DATA SUPPLIED:
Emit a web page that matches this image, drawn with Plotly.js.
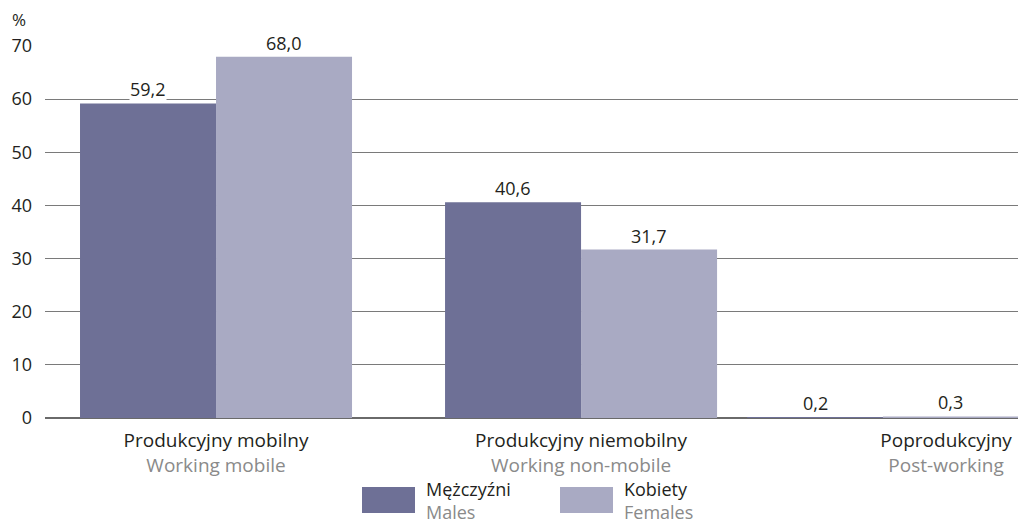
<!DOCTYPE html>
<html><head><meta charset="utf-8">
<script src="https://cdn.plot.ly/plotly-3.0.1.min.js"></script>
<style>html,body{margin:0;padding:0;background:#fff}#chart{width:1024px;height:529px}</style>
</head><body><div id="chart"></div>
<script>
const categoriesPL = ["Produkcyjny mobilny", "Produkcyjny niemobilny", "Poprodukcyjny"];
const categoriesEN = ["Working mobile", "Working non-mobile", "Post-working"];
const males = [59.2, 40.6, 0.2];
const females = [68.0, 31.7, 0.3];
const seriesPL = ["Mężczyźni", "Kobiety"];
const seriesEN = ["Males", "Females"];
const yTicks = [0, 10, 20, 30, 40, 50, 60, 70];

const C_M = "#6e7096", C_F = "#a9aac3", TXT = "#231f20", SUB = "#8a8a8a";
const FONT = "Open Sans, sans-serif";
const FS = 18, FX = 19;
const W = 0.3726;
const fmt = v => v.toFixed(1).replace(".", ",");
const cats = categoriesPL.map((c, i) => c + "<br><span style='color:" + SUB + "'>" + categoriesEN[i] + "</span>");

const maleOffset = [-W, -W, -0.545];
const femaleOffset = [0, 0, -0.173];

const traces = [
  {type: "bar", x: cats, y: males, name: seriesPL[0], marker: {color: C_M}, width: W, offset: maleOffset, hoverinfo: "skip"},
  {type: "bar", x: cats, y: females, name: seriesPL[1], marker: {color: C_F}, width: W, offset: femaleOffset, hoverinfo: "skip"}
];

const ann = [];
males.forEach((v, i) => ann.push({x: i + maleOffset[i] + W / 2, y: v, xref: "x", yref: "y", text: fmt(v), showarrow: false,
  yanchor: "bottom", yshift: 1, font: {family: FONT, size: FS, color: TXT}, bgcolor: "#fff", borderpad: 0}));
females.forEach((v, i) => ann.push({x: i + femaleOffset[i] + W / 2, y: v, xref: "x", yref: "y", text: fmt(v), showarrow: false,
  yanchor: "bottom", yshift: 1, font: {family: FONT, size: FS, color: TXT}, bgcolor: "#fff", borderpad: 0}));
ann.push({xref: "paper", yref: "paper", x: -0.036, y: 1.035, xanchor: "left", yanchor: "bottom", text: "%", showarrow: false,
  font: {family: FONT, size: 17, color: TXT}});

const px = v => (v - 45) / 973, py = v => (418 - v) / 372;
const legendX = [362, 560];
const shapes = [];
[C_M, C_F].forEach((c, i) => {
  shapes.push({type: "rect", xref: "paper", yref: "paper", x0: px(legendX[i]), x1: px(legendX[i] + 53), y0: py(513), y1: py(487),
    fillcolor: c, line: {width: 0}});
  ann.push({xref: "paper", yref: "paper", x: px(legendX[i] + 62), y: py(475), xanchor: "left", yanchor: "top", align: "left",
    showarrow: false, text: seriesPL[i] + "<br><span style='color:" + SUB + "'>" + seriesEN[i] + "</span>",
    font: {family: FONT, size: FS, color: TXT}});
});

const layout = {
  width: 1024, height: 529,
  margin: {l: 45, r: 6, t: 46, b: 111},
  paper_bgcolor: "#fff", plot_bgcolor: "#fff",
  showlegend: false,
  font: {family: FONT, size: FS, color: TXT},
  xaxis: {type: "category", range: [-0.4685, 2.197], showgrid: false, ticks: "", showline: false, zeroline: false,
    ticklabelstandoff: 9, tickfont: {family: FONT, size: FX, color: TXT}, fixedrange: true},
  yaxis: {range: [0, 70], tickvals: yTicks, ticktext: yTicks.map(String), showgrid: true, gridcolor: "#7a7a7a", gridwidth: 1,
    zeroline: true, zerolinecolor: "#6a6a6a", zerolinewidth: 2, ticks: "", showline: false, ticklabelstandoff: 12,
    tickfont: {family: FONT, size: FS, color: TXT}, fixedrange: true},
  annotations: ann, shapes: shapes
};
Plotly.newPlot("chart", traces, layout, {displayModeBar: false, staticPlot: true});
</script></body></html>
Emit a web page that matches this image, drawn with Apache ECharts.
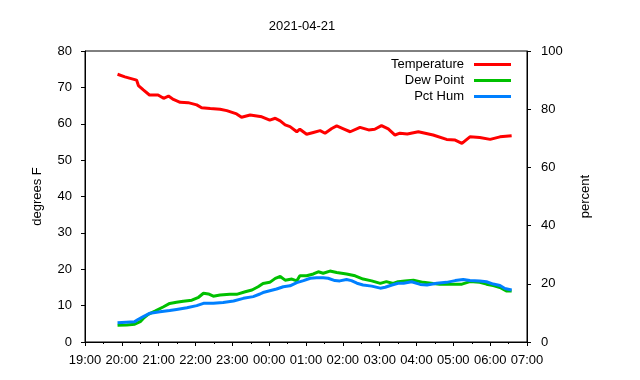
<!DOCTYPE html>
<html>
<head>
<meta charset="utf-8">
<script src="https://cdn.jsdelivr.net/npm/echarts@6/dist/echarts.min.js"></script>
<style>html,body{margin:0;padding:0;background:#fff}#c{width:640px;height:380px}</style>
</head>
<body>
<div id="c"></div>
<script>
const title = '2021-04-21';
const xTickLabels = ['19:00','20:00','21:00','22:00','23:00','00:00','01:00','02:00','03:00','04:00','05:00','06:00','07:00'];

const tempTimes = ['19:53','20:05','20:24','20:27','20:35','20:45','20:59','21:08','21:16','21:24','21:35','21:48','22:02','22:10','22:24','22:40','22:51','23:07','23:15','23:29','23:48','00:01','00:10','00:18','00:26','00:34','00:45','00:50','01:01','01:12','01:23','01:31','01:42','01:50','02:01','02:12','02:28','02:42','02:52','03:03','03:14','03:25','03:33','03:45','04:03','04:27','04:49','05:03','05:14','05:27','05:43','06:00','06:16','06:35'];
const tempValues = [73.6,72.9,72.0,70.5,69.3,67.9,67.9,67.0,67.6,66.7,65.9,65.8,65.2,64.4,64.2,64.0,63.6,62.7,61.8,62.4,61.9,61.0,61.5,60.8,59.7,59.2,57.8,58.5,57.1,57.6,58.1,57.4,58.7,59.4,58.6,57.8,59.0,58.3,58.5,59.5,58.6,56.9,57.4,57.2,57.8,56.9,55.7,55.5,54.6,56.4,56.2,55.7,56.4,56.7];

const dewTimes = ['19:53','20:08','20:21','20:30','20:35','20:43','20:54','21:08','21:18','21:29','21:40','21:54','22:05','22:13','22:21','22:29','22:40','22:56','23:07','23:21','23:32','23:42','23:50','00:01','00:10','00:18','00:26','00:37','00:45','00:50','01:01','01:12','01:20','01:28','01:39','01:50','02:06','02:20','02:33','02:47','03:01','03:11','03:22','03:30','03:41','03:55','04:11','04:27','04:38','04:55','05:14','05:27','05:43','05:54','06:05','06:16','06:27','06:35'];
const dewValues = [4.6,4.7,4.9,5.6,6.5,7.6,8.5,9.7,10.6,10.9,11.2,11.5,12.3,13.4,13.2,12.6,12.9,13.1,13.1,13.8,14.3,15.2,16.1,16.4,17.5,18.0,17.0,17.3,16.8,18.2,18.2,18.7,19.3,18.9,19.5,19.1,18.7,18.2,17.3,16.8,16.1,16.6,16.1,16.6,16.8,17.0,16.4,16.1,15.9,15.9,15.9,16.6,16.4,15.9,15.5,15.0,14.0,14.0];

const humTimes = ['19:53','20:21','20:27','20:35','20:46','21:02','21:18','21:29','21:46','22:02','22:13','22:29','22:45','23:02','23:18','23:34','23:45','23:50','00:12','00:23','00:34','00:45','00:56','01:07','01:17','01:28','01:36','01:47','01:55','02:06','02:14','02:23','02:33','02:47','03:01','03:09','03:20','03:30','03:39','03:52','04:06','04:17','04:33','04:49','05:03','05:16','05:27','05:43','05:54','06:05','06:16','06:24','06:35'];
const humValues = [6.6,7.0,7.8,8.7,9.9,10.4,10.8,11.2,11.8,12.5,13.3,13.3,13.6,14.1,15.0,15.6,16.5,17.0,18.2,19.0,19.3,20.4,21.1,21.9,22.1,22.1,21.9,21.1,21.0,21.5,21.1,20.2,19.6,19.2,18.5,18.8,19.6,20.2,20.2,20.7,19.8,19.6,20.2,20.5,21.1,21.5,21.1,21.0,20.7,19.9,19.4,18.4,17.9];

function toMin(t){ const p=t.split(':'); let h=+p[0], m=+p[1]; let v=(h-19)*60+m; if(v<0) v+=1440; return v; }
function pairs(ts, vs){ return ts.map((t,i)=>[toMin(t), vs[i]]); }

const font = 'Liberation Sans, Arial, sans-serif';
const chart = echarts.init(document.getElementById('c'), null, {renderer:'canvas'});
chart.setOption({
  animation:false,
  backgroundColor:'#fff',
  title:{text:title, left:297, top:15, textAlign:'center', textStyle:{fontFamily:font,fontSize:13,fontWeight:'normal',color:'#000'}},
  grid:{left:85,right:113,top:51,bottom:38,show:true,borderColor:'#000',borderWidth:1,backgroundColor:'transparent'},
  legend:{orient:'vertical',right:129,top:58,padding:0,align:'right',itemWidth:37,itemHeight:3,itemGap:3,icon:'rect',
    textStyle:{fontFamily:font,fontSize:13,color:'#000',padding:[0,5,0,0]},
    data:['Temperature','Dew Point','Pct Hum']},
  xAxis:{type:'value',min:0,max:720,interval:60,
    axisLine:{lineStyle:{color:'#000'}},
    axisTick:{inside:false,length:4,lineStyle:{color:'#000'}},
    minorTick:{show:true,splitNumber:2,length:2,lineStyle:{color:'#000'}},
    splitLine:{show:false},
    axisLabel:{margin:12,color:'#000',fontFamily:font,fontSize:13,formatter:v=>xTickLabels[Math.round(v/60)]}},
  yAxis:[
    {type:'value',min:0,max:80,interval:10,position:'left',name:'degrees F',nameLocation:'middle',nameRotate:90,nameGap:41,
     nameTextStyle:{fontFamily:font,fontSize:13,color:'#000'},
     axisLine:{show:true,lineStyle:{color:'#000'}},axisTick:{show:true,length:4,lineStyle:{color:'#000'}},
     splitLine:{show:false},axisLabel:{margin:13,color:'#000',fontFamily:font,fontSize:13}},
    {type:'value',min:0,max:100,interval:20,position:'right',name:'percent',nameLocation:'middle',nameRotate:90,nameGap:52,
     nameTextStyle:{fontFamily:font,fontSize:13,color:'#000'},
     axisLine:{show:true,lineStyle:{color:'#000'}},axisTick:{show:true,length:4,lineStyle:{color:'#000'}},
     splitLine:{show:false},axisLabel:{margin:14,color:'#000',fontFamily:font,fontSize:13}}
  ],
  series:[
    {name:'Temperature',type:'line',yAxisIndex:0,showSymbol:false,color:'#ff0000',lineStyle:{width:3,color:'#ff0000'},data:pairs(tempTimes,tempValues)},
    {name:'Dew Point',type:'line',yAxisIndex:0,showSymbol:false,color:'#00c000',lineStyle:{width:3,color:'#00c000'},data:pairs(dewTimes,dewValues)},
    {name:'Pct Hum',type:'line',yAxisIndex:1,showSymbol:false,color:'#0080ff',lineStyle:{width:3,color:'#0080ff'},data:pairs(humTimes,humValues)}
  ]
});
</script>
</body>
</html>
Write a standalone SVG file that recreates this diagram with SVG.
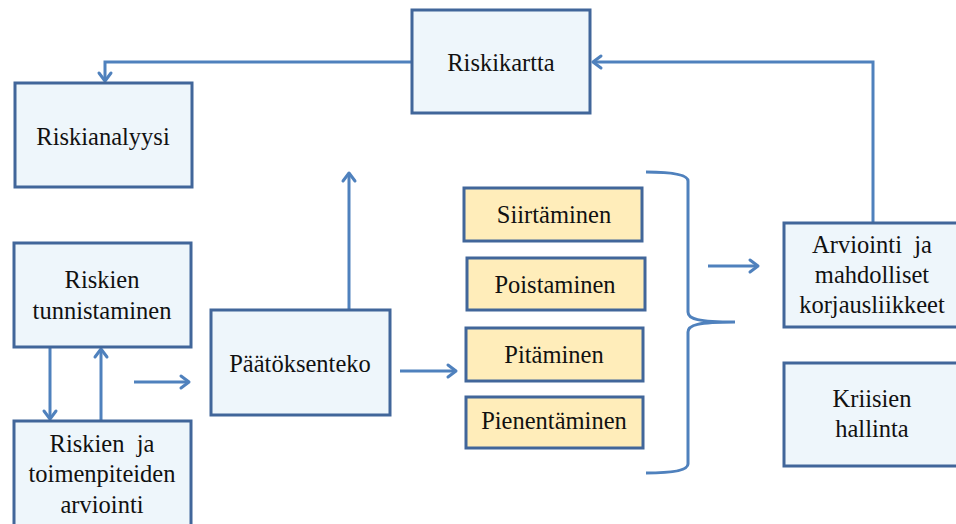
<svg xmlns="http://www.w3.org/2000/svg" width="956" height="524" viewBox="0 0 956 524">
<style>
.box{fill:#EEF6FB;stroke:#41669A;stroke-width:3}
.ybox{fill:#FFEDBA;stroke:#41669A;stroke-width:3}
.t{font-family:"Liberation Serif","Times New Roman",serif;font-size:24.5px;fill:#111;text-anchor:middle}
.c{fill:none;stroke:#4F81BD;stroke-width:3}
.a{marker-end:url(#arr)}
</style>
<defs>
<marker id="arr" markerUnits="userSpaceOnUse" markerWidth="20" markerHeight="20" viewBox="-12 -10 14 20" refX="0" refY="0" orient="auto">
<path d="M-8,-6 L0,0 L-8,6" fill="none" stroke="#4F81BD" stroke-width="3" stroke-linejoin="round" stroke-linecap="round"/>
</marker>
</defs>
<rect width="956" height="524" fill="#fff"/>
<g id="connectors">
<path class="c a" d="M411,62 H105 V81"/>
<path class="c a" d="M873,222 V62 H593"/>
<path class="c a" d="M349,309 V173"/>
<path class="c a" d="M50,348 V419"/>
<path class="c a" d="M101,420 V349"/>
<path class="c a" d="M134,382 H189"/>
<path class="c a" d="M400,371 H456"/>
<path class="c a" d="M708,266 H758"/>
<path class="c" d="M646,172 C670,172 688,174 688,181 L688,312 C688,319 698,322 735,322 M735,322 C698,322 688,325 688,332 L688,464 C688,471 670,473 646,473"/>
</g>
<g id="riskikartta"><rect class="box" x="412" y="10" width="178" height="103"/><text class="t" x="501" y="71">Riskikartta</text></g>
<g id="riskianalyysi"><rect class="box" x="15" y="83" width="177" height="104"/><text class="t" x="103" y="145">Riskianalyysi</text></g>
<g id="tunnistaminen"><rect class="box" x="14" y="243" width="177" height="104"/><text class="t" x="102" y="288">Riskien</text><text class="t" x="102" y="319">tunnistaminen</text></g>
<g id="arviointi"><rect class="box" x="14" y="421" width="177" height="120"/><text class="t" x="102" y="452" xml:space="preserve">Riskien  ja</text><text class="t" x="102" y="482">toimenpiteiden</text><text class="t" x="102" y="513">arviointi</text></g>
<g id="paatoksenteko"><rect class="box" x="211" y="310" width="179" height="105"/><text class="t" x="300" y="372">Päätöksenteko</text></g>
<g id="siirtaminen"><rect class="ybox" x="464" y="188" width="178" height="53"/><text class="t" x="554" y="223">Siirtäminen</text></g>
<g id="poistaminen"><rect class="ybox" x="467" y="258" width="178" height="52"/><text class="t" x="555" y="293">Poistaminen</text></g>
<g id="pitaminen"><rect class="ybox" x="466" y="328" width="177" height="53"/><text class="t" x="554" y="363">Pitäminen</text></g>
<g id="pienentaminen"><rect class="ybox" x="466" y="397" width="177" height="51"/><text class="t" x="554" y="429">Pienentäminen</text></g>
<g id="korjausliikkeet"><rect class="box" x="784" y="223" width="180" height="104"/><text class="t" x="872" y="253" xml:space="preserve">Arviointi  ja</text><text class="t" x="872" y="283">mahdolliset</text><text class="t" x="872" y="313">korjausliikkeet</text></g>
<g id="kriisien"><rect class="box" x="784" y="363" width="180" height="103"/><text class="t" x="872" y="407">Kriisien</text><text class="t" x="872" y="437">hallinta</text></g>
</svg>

YOUR INSTRUCTIONS:
Return every line above in which the string "this" occurs.

RESULT BELOW:
Emit a web page that matches this image, drawn with Plotly.js.
Emit a web page that matches this image, drawn with Apache ECharts.
Write a standalone SVG file that recreates this diagram with SVG.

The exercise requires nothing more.